_WORK TO DO_. Write out the entries verbatim and leave the images out of the copy.

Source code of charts
○ ○ ○ ○ ○ ○ ○
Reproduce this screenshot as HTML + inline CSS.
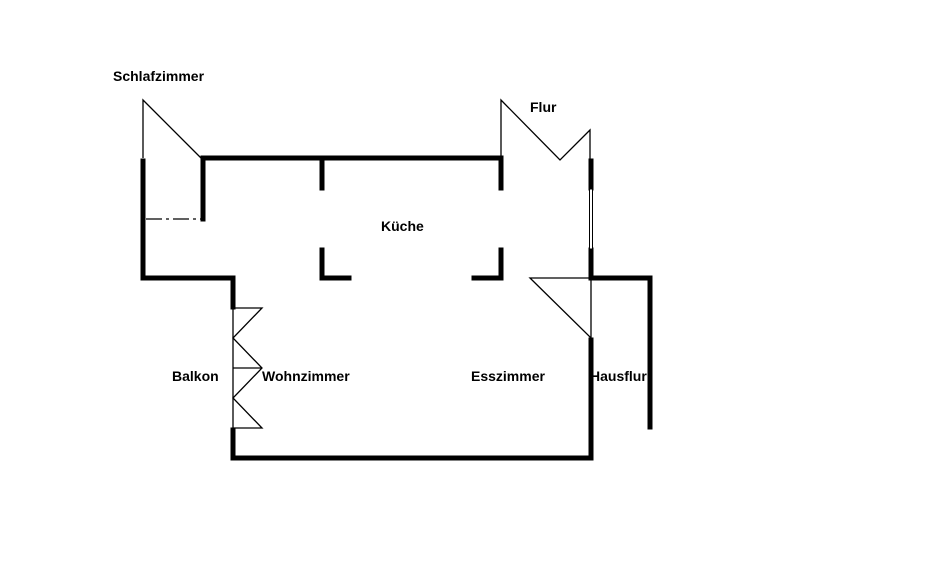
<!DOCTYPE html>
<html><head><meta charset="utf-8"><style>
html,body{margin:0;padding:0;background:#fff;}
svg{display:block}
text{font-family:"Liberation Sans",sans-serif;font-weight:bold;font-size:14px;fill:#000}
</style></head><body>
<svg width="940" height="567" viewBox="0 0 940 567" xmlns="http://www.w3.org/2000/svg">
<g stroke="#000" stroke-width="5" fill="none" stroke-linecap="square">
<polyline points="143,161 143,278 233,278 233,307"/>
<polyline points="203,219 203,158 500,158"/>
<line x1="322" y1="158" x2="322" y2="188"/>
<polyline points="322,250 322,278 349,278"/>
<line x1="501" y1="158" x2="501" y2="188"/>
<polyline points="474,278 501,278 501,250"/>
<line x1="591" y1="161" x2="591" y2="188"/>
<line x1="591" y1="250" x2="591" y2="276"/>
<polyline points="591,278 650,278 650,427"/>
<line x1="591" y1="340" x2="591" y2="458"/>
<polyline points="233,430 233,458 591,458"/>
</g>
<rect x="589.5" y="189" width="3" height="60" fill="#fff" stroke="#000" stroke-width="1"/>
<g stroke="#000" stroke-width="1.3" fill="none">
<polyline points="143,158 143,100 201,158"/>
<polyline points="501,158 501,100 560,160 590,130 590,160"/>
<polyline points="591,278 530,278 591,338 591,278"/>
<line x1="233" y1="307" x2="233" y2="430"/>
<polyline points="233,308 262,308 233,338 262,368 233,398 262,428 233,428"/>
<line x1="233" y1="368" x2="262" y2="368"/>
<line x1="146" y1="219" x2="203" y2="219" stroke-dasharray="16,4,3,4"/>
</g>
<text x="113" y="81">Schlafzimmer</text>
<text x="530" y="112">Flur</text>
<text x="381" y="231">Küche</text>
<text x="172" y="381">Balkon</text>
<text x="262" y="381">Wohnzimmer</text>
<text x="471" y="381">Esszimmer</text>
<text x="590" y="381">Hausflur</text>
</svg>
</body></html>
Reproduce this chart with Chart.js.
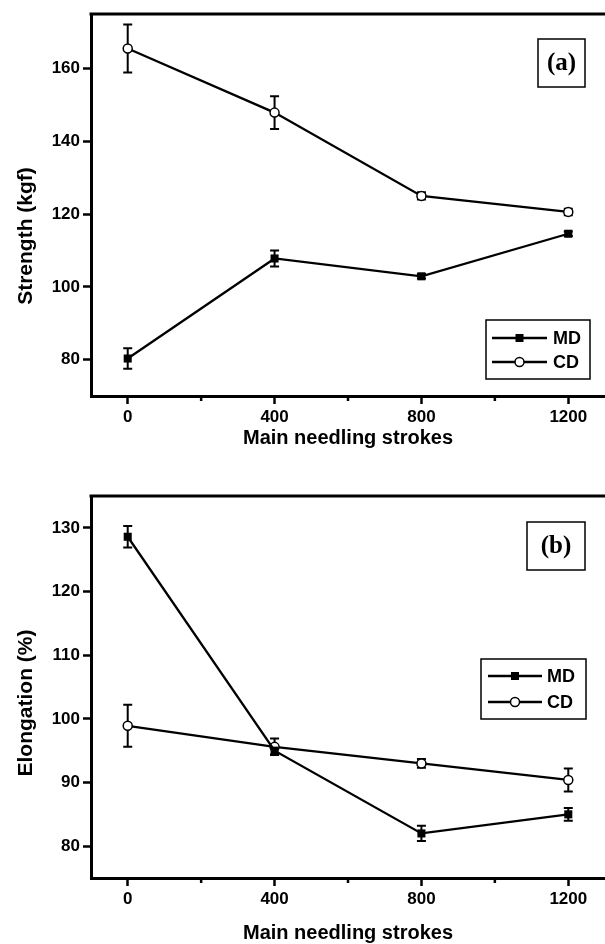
○ ○ ○ ○ ○ ○ ○
_RESULT OF THIS TASK_.
Reproduce this screenshot as HTML + inline CSS.
<!DOCTYPE html>
<html><head><meta charset="utf-8"><style>
html,body{margin:0;padding:0;background:#fff;}
svg{display:block}
text{font-family:"Liberation Sans",sans-serif;font-weight:bold;font-size:14px;fill:#000}
</style></head><body>
<svg width="940" height="567" viewBox="0 0 940 567" xmlns="http://www.w3.org/2000/svg">
<g stroke="#000" stroke-width="5" fill="none" stroke-linecap="square">
<polyline points="143,161 143,278 233,278 233,307"/>
<polyline points="203,219 203,158 500,158"/>
<line x1="322" y1="158" x2="322" y2="188"/>
<polyline points="322,250 322,278 349,278"/>
<line x1="501" y1="158" x2="501" y2="188"/>
<polyline points="474,278 501,278 501,250"/>
<line x1="591" y1="161" x2="591" y2="188"/>
<line x1="591" y1="250" x2="591" y2="276"/>
<polyline points="591,278 650,278 650,427"/>
<line x1="591" y1="340" x2="591" y2="458"/>
<polyline points="233,430 233,458 591,458"/>
</g>
<rect x="589.5" y="189" width="3" height="60" fill="#fff" stroke="#000" stroke-width="1"/>
<g stroke="#000" stroke-width="1.3" fill="none">
<polyline points="143,158 143,100 201,158"/>
<polyline points="501,158 501,100 560,160 590,130 590,160"/>
<polyline points="591,278 530,278 591,338 591,278"/>
<line x1="233" y1="307" x2="233" y2="430"/>
<polyline points="233,308 262,308 233,338 262,368 233,398 262,428 233,428"/>
<line x1="233" y1="368" x2="262" y2="368"/>
<line x1="146" y1="219" x2="203" y2="219" stroke-dasharray="16,4,3,4"/>
</g>
<text x="113" y="81">Schlafzimmer</text>
<text x="530" y="112">Flur</text>
<text x="381" y="231">Küche</text>
<text x="172" y="381">Balkon</text>
<text x="262" y="381">Wohnzimmer</text>
<text x="471" y="381">Esszimmer</text>
<text x="590" y="381">Hausflur</text>
</svg>
</body></html>
Reproduce this chart with Chart.js.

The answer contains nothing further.